YOUR INSTRUCTIONS —
Exclude pictures. Extract exactly the lines from the one that contains "Write a web" down to the one that contains "const yTicks = [0, 5, 10, 15, 20, 25];", both included.

(Records with drawing code)

--- Start ---

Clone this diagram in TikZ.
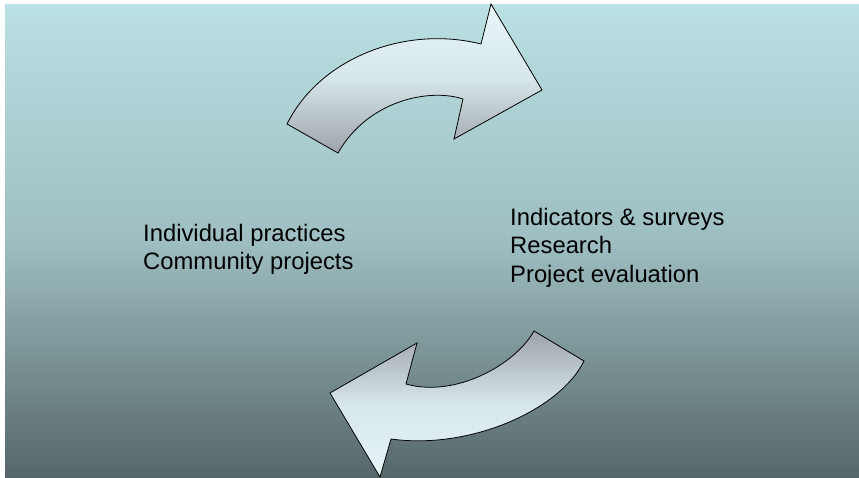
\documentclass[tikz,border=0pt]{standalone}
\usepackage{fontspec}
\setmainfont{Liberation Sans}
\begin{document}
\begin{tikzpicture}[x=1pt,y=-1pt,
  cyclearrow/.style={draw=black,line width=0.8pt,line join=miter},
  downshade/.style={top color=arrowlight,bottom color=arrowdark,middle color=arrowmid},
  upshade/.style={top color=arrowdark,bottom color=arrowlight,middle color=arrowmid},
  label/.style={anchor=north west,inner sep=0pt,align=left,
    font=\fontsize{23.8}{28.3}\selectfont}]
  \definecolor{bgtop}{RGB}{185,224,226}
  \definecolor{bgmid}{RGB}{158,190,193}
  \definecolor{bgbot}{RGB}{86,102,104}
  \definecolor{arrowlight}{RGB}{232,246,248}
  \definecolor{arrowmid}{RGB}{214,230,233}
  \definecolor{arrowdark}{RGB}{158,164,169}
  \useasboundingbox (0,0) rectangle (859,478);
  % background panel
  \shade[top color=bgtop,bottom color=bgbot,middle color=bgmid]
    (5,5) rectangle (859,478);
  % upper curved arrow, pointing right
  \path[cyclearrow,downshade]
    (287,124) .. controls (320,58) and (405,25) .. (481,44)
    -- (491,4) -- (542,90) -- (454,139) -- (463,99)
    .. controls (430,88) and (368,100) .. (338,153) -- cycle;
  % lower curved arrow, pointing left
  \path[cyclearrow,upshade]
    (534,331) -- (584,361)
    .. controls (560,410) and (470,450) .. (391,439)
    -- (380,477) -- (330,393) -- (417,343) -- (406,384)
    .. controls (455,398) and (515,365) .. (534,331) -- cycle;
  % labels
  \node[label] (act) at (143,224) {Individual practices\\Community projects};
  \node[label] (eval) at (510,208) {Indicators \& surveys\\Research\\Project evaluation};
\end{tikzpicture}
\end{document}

--- End ---
--- Start ---

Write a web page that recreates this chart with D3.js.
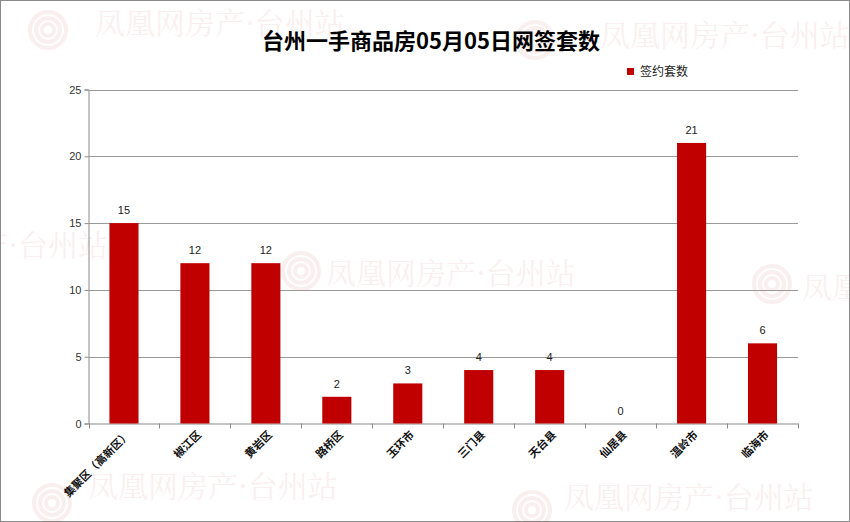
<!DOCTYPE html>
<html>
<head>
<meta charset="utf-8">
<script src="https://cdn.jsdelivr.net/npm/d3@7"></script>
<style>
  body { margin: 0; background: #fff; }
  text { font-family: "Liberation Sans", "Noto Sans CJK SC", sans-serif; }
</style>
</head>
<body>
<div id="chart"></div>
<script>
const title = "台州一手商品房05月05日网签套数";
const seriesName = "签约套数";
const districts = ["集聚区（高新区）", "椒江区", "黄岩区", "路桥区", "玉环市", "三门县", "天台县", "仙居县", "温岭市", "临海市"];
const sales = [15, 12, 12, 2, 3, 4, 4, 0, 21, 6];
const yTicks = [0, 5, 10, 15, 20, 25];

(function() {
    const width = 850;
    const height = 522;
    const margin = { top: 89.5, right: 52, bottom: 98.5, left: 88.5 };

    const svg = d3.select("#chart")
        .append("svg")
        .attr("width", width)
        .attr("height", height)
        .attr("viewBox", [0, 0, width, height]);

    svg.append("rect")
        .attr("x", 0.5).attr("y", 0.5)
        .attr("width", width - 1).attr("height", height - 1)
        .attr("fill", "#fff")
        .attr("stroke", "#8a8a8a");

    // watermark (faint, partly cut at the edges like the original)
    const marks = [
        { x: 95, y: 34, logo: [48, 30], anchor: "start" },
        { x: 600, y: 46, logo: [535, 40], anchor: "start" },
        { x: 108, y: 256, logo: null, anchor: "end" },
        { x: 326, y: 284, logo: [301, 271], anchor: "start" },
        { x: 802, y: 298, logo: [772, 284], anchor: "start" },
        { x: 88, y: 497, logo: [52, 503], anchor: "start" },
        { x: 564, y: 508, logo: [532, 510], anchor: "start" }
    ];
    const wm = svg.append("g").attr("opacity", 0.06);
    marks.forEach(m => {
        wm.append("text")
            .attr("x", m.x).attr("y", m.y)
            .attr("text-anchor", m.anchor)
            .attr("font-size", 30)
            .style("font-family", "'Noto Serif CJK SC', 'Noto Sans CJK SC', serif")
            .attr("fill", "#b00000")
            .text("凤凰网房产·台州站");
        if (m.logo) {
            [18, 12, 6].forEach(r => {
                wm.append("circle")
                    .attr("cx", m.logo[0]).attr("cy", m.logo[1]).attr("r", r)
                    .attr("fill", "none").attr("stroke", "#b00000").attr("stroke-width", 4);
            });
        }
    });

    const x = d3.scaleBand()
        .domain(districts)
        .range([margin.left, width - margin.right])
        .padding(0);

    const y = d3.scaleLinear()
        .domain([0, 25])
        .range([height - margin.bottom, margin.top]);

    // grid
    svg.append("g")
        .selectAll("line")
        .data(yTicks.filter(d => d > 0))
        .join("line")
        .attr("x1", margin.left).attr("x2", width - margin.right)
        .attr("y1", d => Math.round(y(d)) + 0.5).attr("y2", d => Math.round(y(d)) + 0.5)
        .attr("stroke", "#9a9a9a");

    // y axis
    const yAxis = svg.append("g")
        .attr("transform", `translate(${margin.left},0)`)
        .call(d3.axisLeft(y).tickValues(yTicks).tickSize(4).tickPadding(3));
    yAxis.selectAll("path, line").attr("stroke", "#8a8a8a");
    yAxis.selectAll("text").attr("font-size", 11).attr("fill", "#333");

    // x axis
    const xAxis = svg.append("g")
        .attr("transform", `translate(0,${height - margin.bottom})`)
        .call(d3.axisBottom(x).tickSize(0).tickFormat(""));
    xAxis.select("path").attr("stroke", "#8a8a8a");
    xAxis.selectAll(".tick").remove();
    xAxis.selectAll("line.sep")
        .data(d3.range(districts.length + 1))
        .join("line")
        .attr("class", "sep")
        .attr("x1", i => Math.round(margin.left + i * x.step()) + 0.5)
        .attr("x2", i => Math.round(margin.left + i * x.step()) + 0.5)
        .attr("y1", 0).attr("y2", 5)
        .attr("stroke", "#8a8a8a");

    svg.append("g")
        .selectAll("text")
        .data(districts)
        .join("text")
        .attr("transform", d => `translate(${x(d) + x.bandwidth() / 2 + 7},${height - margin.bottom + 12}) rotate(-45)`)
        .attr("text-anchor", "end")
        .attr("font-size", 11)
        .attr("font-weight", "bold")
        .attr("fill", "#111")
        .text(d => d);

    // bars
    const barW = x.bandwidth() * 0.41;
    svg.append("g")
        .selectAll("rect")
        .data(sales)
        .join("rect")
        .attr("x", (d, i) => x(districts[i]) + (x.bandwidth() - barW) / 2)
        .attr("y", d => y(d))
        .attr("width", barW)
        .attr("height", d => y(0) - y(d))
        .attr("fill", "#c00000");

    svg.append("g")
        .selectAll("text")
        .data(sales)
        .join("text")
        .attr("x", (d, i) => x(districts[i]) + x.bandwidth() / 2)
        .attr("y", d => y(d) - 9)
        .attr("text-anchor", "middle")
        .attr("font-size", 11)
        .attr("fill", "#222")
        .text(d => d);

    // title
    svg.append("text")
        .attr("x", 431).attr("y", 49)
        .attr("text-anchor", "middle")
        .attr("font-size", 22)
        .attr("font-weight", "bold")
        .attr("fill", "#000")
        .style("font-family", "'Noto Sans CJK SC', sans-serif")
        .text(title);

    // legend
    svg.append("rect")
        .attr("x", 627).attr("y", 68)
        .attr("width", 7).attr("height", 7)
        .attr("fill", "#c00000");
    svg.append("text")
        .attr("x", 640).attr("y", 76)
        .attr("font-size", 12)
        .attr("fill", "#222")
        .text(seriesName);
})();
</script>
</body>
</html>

--- End ---

SOLUTION TO THIS EXERCISE —
Write a web page that recreates this chart with D3.js.
<!DOCTYPE html>
<html>
<head>
<meta charset="utf-8">
<script src="https://cdn.jsdelivr.net/npm/d3@7"></script>
<style>
  body { margin: 0; background: #fff; }
  text { font-family: "Liberation Sans", "Noto Sans CJK SC", sans-serif; }
</style>
</head>
<body>
<div id="chart"></div>
<script>
const title = "台州一手商品房05月05日网签套数";
const seriesName = "签约套数";
const districts = ["集聚区（高新区）", "椒江区", "黄岩区", "路桥区", "玉环市", "三门县", "天台县", "仙居县", "温岭市", "临海市"];
const sales = [15, 12, 12, 2, 3, 4, 4, 0, 21, 6];
const yTicks = [0, 5, 10, 15, 20, 25];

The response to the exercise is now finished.